Een controle bij de behandelende specialist is meestal voorzien na een 3 a 4-tal weken.
Kinesitherapie is in de meeste gevallen niet nodig tenzij bij de eerste controle bij de specialist na 3 weken anders wordt beslist.
Het tijdstip voor het hervatten van sport, vnl impactsporten wordt vooral bepaald door de toestand van de knie op het moment van de ingreep en wordt best besproken met de behandelende arts. Fietsen kan normaal wel snel hervat worden, meestal na een tweetal weken.


Complicaties


Complicaties na een artroscopie zijn zeldzaam. De complicaties die zich toch kunnen voordoen zijn de volgende:
  • Nabloeding hetzij uit de wondjes hetzij binnen in de knie. In het geval er abnormaal bloedverlies uit een van de wondjes komt volstaat het meestal om er lokale druk op te zetten hetzij door een tijdje manueel te drukken hetzij door er een extra drukverband rond te draaien. In het geval er een bloeding binnen in de knie optreedt kan dit zorgen voor een progressieve toename van de last en een spanningsgevoel. In eerste instantie dient ijs (in een beschermdoek) te worden aangebracht op de knie. Mocht dit niet volstaan en de last te hevig worden dient contact opgenomen te worden met de spoedgevallendienst om zonodig een evacuerende punctie uit te voeren.

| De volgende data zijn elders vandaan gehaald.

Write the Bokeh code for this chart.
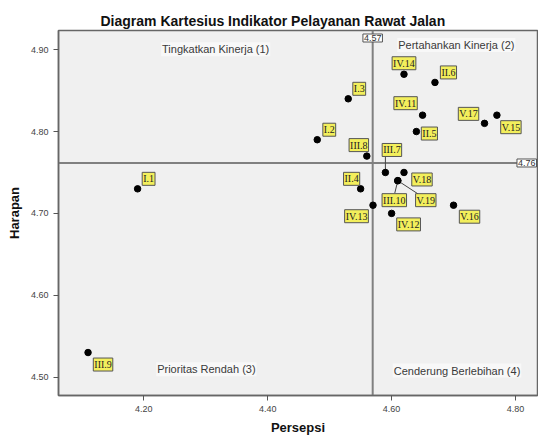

  • Een infectie na een artroscopie is zeer zeldzaam omdat de knie tijdens de ingreep continu gespoeld wordt met fysiologisch water wat er voor zorgt dat eventueel aanwezige bacteriën worden weggespoeld. Mocht er desondanks toch pijn, roodheid, eventueel koorts of evacuatie van etter optreden dient men zo snel mogelijk contact op te nemen met het ziekenhuis.
  • Een thrombose is een bloedklonter die zich vormt in een van de bloedvaten van het been meestal ten gevolge van het stilliggen of omdat men risicofactoren heeft (rokers, voorgeschiedenis van thrombose, belangrijke spataders). De belangrijkste maatregel ter voorkoming van thrombose is voldoende bewegen. Dat wil niet zeggen dat men onmiddelijk na de ingreep langere afstanden moet stappen maar zelfs het op en neer bewegen van de voet en het in de mate van het mogelijke plooien en strekken van de knie kan al zeer efficiënt zijn ter voorkoming. In geval het onderbeen of de kuit pijnlijk wordt en begint te glanzen neem dan contact op met uw huisarts of het ziekenhuis.